Moran himself narrowly escaped death in the St. Valentine’s Day massacre. Many historians believe that he and members of his gang were lured to a North Side parking garage on Valentine’s Day in 1929. But Moran arrived a couple of minutes late. While en route to the Clark Street garage, he noticed what he thought were police officers in a detective’s police car. Assuming the police were there to make an arrest, Moran never entered the garage. The “officers” were actually hit men (appointed killers) dressed in police-style uniforms. The gunmen carried machine guns and at least one shotgun. While pretending to carry out a raid, they lined the victims up against a brick wall and shot all seven men—including several of Moran’s gangsters—to death. The murders were never solved. Although historians have generally pointed to Capone as the mastermind behind the massacre, that charge was never proved.

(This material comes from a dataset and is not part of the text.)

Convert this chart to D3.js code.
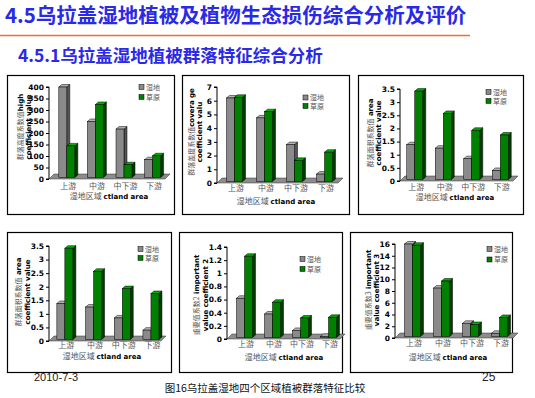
<!DOCTYPE html>
<html><head><meta charset="utf-8">
<script src="https://cdn.jsdelivr.net/npm/d3@7/dist/d3.min.js"></script>
<style>body{margin:0;background:#fff;}svg{display:block;}</style>
</head><body>
<script>
const categories = ["上游", "中游", "中下游", "下游"];
const seriesNames = ["湿地", "草原"];
const heightWet = [400, 250, 217, 84];
const heightGrass = [144, 324, 62, 101];
const coverWet = [6.2, 4.75, 2.8, 0.65];
const coverGrass = [6.25, 5.2, 1.65, 2.25];
const areaWet = [1.38, 1.25, 0.85, 0.4];
const areaGrass = [3.42, 2.57, 1.93, 1.75];
const imp2Wet = [0.62, 0.38, 0.13, 0.04];
const imp2Grass = [1.26, 0.56, 0.32, 0.33];
const imp3Wet = [16, 8.5, 2.5, 0.8];
const imp3Grass = [15.8, 9.7, 2.3, 3.5];
const ticks1 = [0, 50, 100, 150, 200, 250, 300, 350, 400];
const ticks2 = [0, 1, 2, 3, 4, 5, 6, 7];
const ticks3 = [0, 0.5, 1, 1.5, 2, 2.5, 3, 3.5];
const ticks5 = [0, 0.2, 0.4, 0.6, 0.8, 1, 1.2, 1.4];
const ticks6 = [0, 2, 4, 6, 8, 10, 12, 14, 16];
const yLabels = [
  ["群落高度系数值", "high", "coefficient value"],
  ["群落盖度系数值", "covera ge", "coefficient valu"],
  ["群落面积系数值", " area", "coefficient value"],
  ["群落面积系数值", " area", "coefficient value"],
  ["重要值系数2", "  important", "value coefficient 2"],
  ["重要值系数3", "  important", "value coefficient 3"]
];
const xTitleCn = "湿地区域";
const xTitleEn = "ctland area";

const W = 535, H = 398;
const svg = d3.select("body").append("svg").attr("width", W).attr("height", H);

// header
svg.append("text").attr("x", 5).attr("y", 23)
  .attr("font-family", "'Noto Sans CJK SC', sans-serif").attr("font-weight", "bold")
  .attr("font-size", 20.5).attr("fill", "#2a2ae6")
  .text("4.5乌拉盖湿地植被及植物生态损伤综合分析及评价");
svg.append("line").attr("x1", 0).attr("x2", 470).attr("y1", 35.5).attr("y2", 35.5)
  .attr("stroke", "#f07020").attr("stroke-width", 1.5);
svg.append("text").attr("x", 18).attr("y", 61.5)
  .attr("font-family", "'Noto Sans CJK SC', sans-serif").attr("font-weight", "bold")
  .attr("font-size", 17.5).attr("fill", "#2a2ae6")
  .text("4.5.1乌拉盖湿地植被群落特征综合分析");

const charts = [
  {wet: heightWet, grass: heightGrass, ticks: ticks1, max: 400, frame: [7.5, 75.5, 167, 139], axisX: 49, yTop: 87, yBot: 179, bandStart: 53, step: 28.6, floorEnd: 170, legend: [139, 87, 97], ylab: [23, 31, 127], catY: 189, titleY: 199, titleCx: 109},
  {wet: coverWet, grass: coverGrass, ticks: ticks2, max: 7, frame: [182.5, 75.5, 167, 139], axisX: 217, yTop: 87, yBot: 183, bandStart: 220, step: 30, floorEnd: 343, legend: [303, 97.5, 106], ylab: [194, 202, 132], catY: 191, titleY: 204, titleCx: 276},
  {wet: areaWet, grass: areaGrass, ticks: ticks3, max: 3.5, frame: [358.5, 75.5, 165, 139], axisX: 400, yTop: 89, yBot: 181, bandStart: 401, step: 28.5, floorEnd: 518, legend: [486, 92, 101], ylab: [373, 381, 133], catY: 190, titleY: 200, titleCx: 455},
  {wet: areaWet, grass: areaGrass, ticks: ticks3, max: 3.5, frame: [7.5, 232.5, 164, 140], axisX: 49, yTop: 246, yBot: 341, bandStart: 51, step: 28.7, floorEnd: 166, legend: [138, 249, 258], ylab: [21, 30, 292], catY: 348, titleY: 359, titleCx: 102},
  {wet: imp2Wet, grass: imp2Grass, ticks: ticks5, max: 1.4, frame: [179.5, 232.5, 163, 140], axisX: 227, yTop: 247, yBot: 339, bandStart: 231, step: 28, floorEnd: 345, legend: [300, 259, 269], ylab: [199, 208, 295], catY: 347, titleY: 360, titleCx: 284},
  {wet: imp3Wet, grass: imp3Grass, ticks: ticks6, max: 16, frame: [350.5, 232.5, 162, 140], axisX: 395, yTop: 244, yBot: 338, bandStart: 398.5, step: 29, floorEnd: 518, legend: [487, 249, 259.5], ylab: [371, 379, 290], catY: 346, titleY: 360, titleCx: 448}
];

const colors = {
  wet: {front: "#8a8a8a", top: "#b4b4b4", side: "#555555"},
  grass: {front: "#008000", top: "#00b000", side: "#003c00"}
};
const DX = 3, DY = 2.5;
const cnFont = "'Noto Sans CJK SC', sans-serif";
const enFont = "'DejaVu Sans', sans-serif";

function bar3d(g, x0, w, yt, yb, c) {
  g.append("polygon")
    .attr("points", [[x0 + w, yt], [x0 + w + DX, yt - DY], [x0 + w + DX, yb - DY], [x0 + w, yb]].join(" "))
    .attr("fill", c.side).attr("stroke", "#000").attr("stroke-width", 0.5);
  g.append("polygon")
    .attr("points", [[x0, yt], [x0 + DX, yt - DY], [x0 + w + DX, yt - DY], [x0 + w, yt]].join(" "))
    .attr("fill", c.top).attr("stroke", "#000").attr("stroke-width", 0.5);
  g.append("rect").attr("x", x0).attr("y", yt).attr("width", w).attr("height", Math.max(0, yb - yt))
    .attr("fill", c.front).attr("stroke", "#000").attr("stroke-width", 0.5);
}

charts.forEach((ch, i) => {
  const g = svg.append("g");
  g.append("rect").attr("x", ch.frame[0]).attr("y", ch.frame[1])
    .attr("width", ch.frame[2]).attr("height", ch.frame[3])
    .attr("fill", "#fff").attr("stroke", "#000").attr("stroke-width", 1.2);

  const y = d3.scaleLinear().domain([0, ch.max]).range([ch.yBot, ch.yTop]);
  const x = d3.scaleBand().domain(categories).range([ch.bandStart, ch.bandStart + 4 * ch.step]);

  // floor
  const y0 = ch.yBot;
  g.append("polygon")
    .attr("points", [[ch.axisX, y0], [ch.floorEnd - 5, y0], [ch.floorEnd, y0 - 5], [ch.axisX + 5, y0 - 5]].join(" "))
    .attr("fill", "#8c8c8c").attr("stroke", "#333").attr("stroke-width", 0.5);

  // axis
  const axis = d3.axisLeft(y).tickValues(ch.ticks).tickSize(3).tickPadding(2)
    .tickFormat(d => String(d));
  const ag = g.append("g").attr("transform", `translate(${ch.axisX},0)`).call(axis);
  ag.select(".domain").attr("stroke", "#000").attr("d", `M-3,${ch.yTop}H0V${ch.yBot}H-3`);
  ag.selectAll(".tick line").attr("stroke", "#000");
  ag.selectAll(".tick text").attr("font-family", enFont).attr("font-weight", "bold")
    .attr("font-size", 7.5).attr("fill", "#000");

  // bars
  categories.forEach((cat, k) => {
    const c = x(cat) + x.bandwidth() / 2;
    const yb = y0 - 1.5;
    bar3d(g, c - 8.5, 8, y(ch.wet[k]), yb, colors.wet);
    bar3d(g, c - 0.5, 8, y(ch.grass[k]), yb, colors.grass);
    g.append("text").attr("x", c + 1).attr("y", ch.catY).attr("text-anchor", "middle")
      .attr("font-family", cnFont).attr("font-size", 8).attr("fill", "#555").text(cat);
  });

  // legend
  [["wet", ch.legend[1]], ["grass", ch.legend[2]]].forEach(([k, ly], j) => {
    g.append("rect").attr("x", ch.legend[0]).attr("y", ly - 2.5).attr("width", 5).attr("height", 5)
      .attr("fill", colors[k].front).attr("stroke", "#000").attr("stroke-width", 0.5);
    g.append("text").attr("x", ch.legend[0] + 7).attr("y", ly + 2.6)
      .attr("font-family", cnFont).attr("font-size", 7).attr("fill", "#555").text(seriesNames[j]);
  });

  // x title
  const xt = g.append("text").attr("x", ch.titleCx).attr("y", ch.titleY).attr("text-anchor", "middle")
    .attr("font-size", 8);
  xt.append("tspan").attr("font-family", cnFont).attr("fill", "#555").text(xTitleCn + "  ");
  xt.append("tspan").attr("font-family", enFont).attr("font-weight", "bold").attr("font-size", 7)
    .attr("fill", "#000").text(xTitleEn);

  // y title
  const lab = yLabels[i];
  const t1 = g.append("text").attr("transform", `translate(${ch.ylab[0]},${ch.ylab[2]}) rotate(-90)`)
    .attr("text-anchor", "middle").attr("font-size", 7);
  t1.append("tspan").attr("font-family", cnFont).attr("fill", "#555").text(lab[0]);
  t1.append("tspan").attr("font-family", enFont).attr("font-weight", "bold").attr("fill", "#000").text(lab[1]);
  g.append("text").attr("transform", `translate(${ch.ylab[1]},${ch.ylab[2]}) rotate(-90)`)
    .attr("text-anchor", "middle").attr("font-size", 7)
    .attr("font-family", enFont).attr("font-weight", "bold").attr("fill", "#000").text(lab[2]);
});

// footer
svg.append("text").attr("x", 34).attr("y", 381).attr("font-family", "'Liberation Sans', sans-serif")
  .attr("font-size", 11).attr("fill", "#222").text("2010-7-3");
svg.append("text").attr("x", 482).attr("y", 381).attr("font-family", "'Liberation Sans', sans-serif")
  .attr("font-size", 12).attr("fill", "#222").text("25");
svg.append("text").attr("x", 265).attr("y", 392).attr("text-anchor", "middle")
  .attr("font-family", cnFont).attr("font-size", 10.5).attr("fill", "#111")
  .text("图16乌拉盖湿地四个区域植被群落特征比较");
</script>
</body></html>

The end of Prohibition marked a downturn in Moran’s life. He was left almost indigent (poor) and returned to committing the relatively petty (minor) crimes of his youth. Moran received a 10-year prison sentence in Ohio for robbing a bank messenger in 1946. In 1956, he was arrested for bank robbery and imprisoned at Leavenworth Prison in Kansas. He died there of lung cancer on Feb. 25, 1957.